I can still remember my dad laughing as Harmon ran to first base and then quickly swapped his batting helmet for his baseball cap, a swift, practiced move to keep people from seeing his bald head.
Of course, Harmon didn't spend a lot of time on first base, except when he was walked by some terrified pitcher who had nightmares about losing one or more limbs to a vicious line drive. More often, he was seen watching appreciatively as one of his home runs sailed out of the ballpark, which he followed with a gentle trot around the bases, and finally the batting helmet to baseball cap switch in the privacy of the dugout.
I read most of the eulogies in the papers and read one story in particular over and over. I'd heard it before, but it had slipped my mind.

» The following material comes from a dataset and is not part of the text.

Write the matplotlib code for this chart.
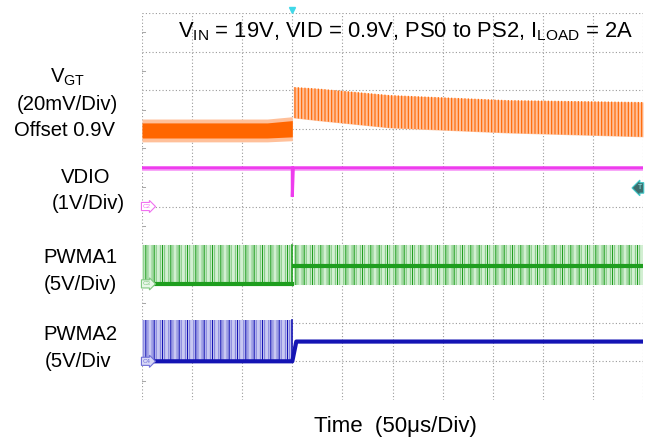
import numpy as np
import matplotlib.pyplot as plt

plt.rcParams['font.family'] = 'Liberation Sans'
plt.rcParams['mathtext.default'] = 'regular'
plt.rcParams['hatch.linewidth'] = 0.8

W, H = 657, 445

# scope screen is 10 x 10 div, time base 50us/div
t_step = 3.0                      # PS0 -> PS2 transition (div)

# V_GT, 20mV/div, offset 0.9V: noise envelope in div
vgt_pre_t = [0.0, 2.5, 3.0]
vgt_pre_lo = [6.77, 6.77, 6.80]
vgt_pre_hi = [7.16, 7.16, 7.22]
vgt_post_t = [3.02, 3.5, 4.95, 7.3, 10.0]
vgt_post_lo = [7.29, 7.22, 7.03, 6.90, 6.80]
vgt_post_hi = [8.09, 8.05, 7.88, 7.75, 7.70]

# VDIO, 1V/div (dip at the transition)
vdio_t = [0.0, 3.0, 3.0, 3.02, 10.0]
vdio_v = [6.0, 6.0, 5.25, 6.0, 6.0]

# PWMA1, 5V/div: switching band before/after
pwm1_lo, pwm1_hi = 3.0, 4.0
pwm1_mid = 3.47                   # dense level after the transition

# PWMA2, 5V/div: switching before, parked at mid level after
pwm2_lo, pwm2_hi = 1.0, 2.08
pwm2_t = [0.0, 3.0, 3.08, 10.0]
pwm2_v = [1.0, 1.0, 1.51, 1.51]

# channel ground markers and trigger level
ch_names = ['C2', 'C3', 'C4']
ch_refs = [5.0, 3.0, 1.0]
trig_level = 5.48

title = 'V$_{IN}$ = 19V, VID = 0.9V, PS0 to PS2, I$_{LOAD}$ = 2A'
side_labels = [('V$_{GT}$', 68, 83), ('(20mV/Div)', 67, 110), ('Offset 0.9V', 65, 136),
               ('VDIO', 86, 183), ('(1V/Div)', 88, 209),
               ('PWMA1', 80, 263), ('(5V/Div)', 80, 290),
               ('PWMA2', 80, 340), ('(5V/Div', 78, 367)]

ORANGE, ORANGE_L = '#FF6600', '#FFC09A'
MAGENTA = '#EE3CEE'
GREEN, GREEN_M, GREEN_L = '#1E9E1E', '#86CC86', '#D2EFD2'
BLUE, BLUE_M, BLUE_L = '#1414B4', '#8484DE', '#C8C8F2'

fig = plt.figure(figsize=(W / 100, H / 100), dpi=100)
ax = fig.add_axes([142 / W, (H - 400) / H, (643 - 142) / W, (400 - 13) / H])
ax.set_xlim(0, 10)
ax.set_ylim(0, 10)
ax.axis('off')

# graticule
grid_kw = dict(color='#9A9A9A', lw=0.8, ls=(0, (1, 2)), zorder=1)
for gx in range(11):
    ax.plot([gx, gx], [0, 10], **grid_kw)
for gy in range(1, 11):
    ax.plot([0, 10], [gy, gy], **grid_kw)
for gy in np.arange(0.5, 10, 1.0):
    ax.plot([0, 0.06], [gy, gy], color='#A8A8A8', lw=0.75, zorder=1)


def band(t, lo, hi, light, mid, dark, mid_hatch, dark_hatch):
    ax.fill_between(t, lo, hi, color=light, lw=0, zorder=2)
    ax.fill_between(t, lo, hi, facecolor='none', edgecolor=mid,
                    hatch=mid_hatch, lw=0, zorder=3)
    if dark_hatch:
        ax.fill_between(t, lo, hi, facecolor='none', edgecolor=dark,
                        hatch=dark_hatch, lw=0, zorder=3)


# V_GT
ax.fill_between(vgt_pre_t, np.array(vgt_pre_lo) - 0.1, np.array(vgt_pre_hi) + 0.1,
                color=ORANGE_L, lw=0, zorder=2)
ax.fill_between(vgt_pre_t, vgt_pre_lo, vgt_pre_hi, color=ORANGE, lw=0, zorder=3)
band(vgt_post_t, vgt_post_lo, vgt_post_hi, ORANGE_L, ORANGE, None, '|||||', None)

# VDIO
ax.fill_between([0, 10], [5.93, 5.93], [6.0, 6.0], color='#F8A8F8', lw=0, zorder=2)
ax.plot(vdio_t, vdio_v, color=MAGENTA, lw=2.2, solid_joinstyle='miter', zorder=3)

# PWMA1
band([0, t_step], pwm1_lo, pwm1_hi, GREEN_L, GREEN_M, GREEN, '||||', '||')
ax.plot([0, t_step], [pwm1_lo, pwm1_lo], color=GREEN, lw=3, zorder=4)
ax.plot([t_step, t_step], [pwm1_lo, pwm1_hi], color=GREEN, lw=1.2, zorder=4)
band([t_step + 0.03, 10], pwm1_lo - 0.03, pwm1_hi, GREEN_L, GREEN_M, GREEN, '||||', '||')
ax.plot([t_step + 0.03, 10], [pwm1_mid, pwm1_mid], color=GREEN, lw=3, zorder=4)

# PWMA2
band([0, t_step], pwm2_lo, pwm2_hi, BLUE_L, BLUE_M, BLUE, '||||', '||')
ax.plot([t_step, t_step], [pwm2_lo, pwm2_hi], color=BLUE, lw=1.2, zorder=4)
ax.plot(pwm2_t, pwm2_v, color=BLUE, lw=3, zorder=4)

# channel markers, trigger markers
ch_cols = [('#F070F0', 'white'), ('#80C880', '#E8F6E8'), ('#7070D8', '#D8D8F6')]
for name, ref, (ec, fc) in zip(ch_names, ch_refs, ch_cols):
    ax.text(0.02, ref, name, fontsize=4.5, color=ec, ha='left', va='center', zorder=6,
            bbox=dict(boxstyle='rarrow,pad=0.25', fc=fc, ec=ec, lw=0.8))
ax.text(9.98, trig_level, 'T', fontsize=5, color='#9EE', ha='right', va='center',
        zorder=6, clip_on=False,
        bbox=dict(boxstyle='larrow,pad=0.25', fc='#3C6E6E', ec='#40C8C8', lw=0.8))
ax.plot([t_step], [10.08], marker='v', ms=5, color='#40D8E8', clip_on=False, zorder=6)

# text
fig.text(633 / W, 1 - 37 / H, title, ha='right', va='baseline', fontsize=15.8)
for s, cx, by in side_labels:
    fig.text(cx / W, 1 - by / H, s, ha='center', va='baseline', fontsize=14.6)
fig.text(395 / W, 1 - 432 / H, 'Time  (50\u03bcs/Div)', ha='center', va='baseline',
         fontsize=16)

plt.savefig('out.png', dpi=100)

As the story goes, when Harmon was a small boy, the all the neighborhood kids seemed to gravitate to the Killebrew yard. A herd of small boys bent on recreation can be a little hard on the average yard. One day Harmon's mother was staring in despair at her ruined lawn when Harmon's father came home from work.
"Look at this!" she said. "They're ruining the grass!"

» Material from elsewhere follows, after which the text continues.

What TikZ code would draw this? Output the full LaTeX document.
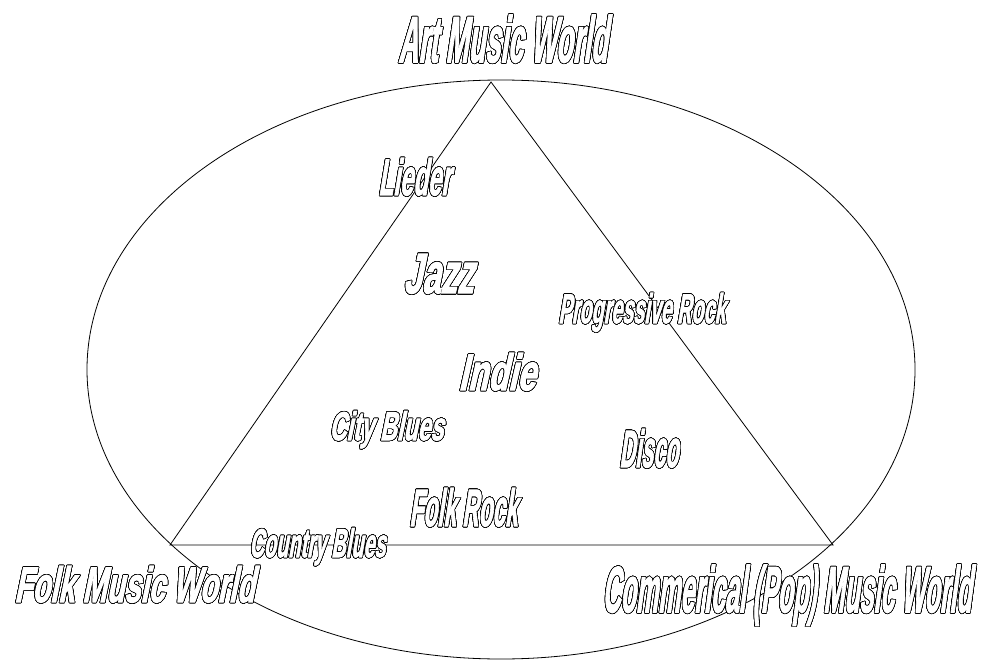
\documentclass[tikz,border=0pt]{standalone}
\usepackage{fontspec}
\usepackage{graphicx}
\usepackage{contour}
\newfontfamily\genrefont[FakeSlant=0.35,FakeBold=2.5]{Liberation Sans}
\contourlength{0.6pt}
\contournumber{32}
% outlined label squeezed into a box of given width and height
\newcommand{\outl}[3]{\contour{black}{\resizebox{#1}{#2}{#3}}}
\tikzset{
  genre/.style={inner sep=0pt, anchor=base west, text=white, font=\genrefont\bfseries},
}

\begin{document}
\begin{tikzpicture}[x=1pt,y=-1pt,line width=0.8pt]
\useasboundingbox (0,0) rectangle (981,660);
\draw (501,369.5) ellipse [x radius=414, y radius=289.5];

\coordinate (art) at (491,82);
\coordinate (folk) at (170,545);
\coordinate (pop) at (833,545);
\draw (art) -- (folk) -- (pop) -- cycle;

\node[genre] (artw) at (398,62) {\outl{209pt}{47pt}{Art Music World}};
\node[genre] (folkw) at (14,602) {\outl{240pt}{36pt}{Folk Music World}};
\node[genre] (popw) at (602,612) {\outl{369pt}{47pt}{Commerical (Pop) Music World}};

\node[genre] (lieder) at (378,195) {\outl{72pt}{37pt}{Lieder}};
\node[genre] (jazz) at (403,293) {\outl{70pt}{39pt}{Jazz}};
\node[genre] (progrock) at (558,323) {\outl{167pt}{30pt}{Progressive Rock}};
\node[genre] (indie) at (458,390) {\outl{77pt}{37pt}{Indie}};
\node[genre] (cityblues) at (329,440) {\outl{114pt}{29pt}{City Blues}};
\node[genre] (disco) at (619,467) {\outl{59pt}{38pt}{Disco}};
\node[genre] (folkrock) at (409,526) {\outl{108pt}{38pt}{Folk Rock}};
\node[genre] (countryblues) at (249,557) {\outl{136pt}{29pt}{Country Blues}};
\end{tikzpicture}
\end{document}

"Mother," he said, "we're not raising grass, we're raising boys."
Nothing like a little perspective to slam your priorities back into order.
Harmon's father's message is even more valuable in this day and age. What I find interesting about the story, beyond the invaluable message, is that Mr. Killebrew wasn’t a philosopher, pundit or talking head. He was just a guy, a dad, someone who went to work in the morning, came home to his family as soon as he could, and knew what mattered.
We are surrounded by so many experts. They tell us to eat more fiber, vote for the wrong people, to live prudently but dance wildly. We’re supposed to drink more coffee, less coffee, red wine, mineral water and, after we’re well hydrated, get our colons cleansed. We’re told to watch over our children every minute to keep them safe, but at the same time let them live dangerously so they learn to cope with life. It’s all enough to make you a little crazy, particularly since so many of the advice givers are making big money with their bloviating.
When I was a kid, people got advice from the preacher and the guy at the end of the bar and that was about it. Now there’s no end to the number of the experts who make a living solving other people’s problems. What in the world happened to solving your own problems, to common sense? What happened to giving it your best shot, with the expectation that because you’re human, there would be failures?
I realize that Father didn’t always know best, but I don’t think that we’re any further ahead when Father is paralyzed with indecision because he can’t decide if two cups of coffee a day are good for him -- or is it one glass of red wine?
Some things really are simple. And usually, it’s the important things. Showing up on time, doing your job, keeping your word.
And letting the kids play on the grass.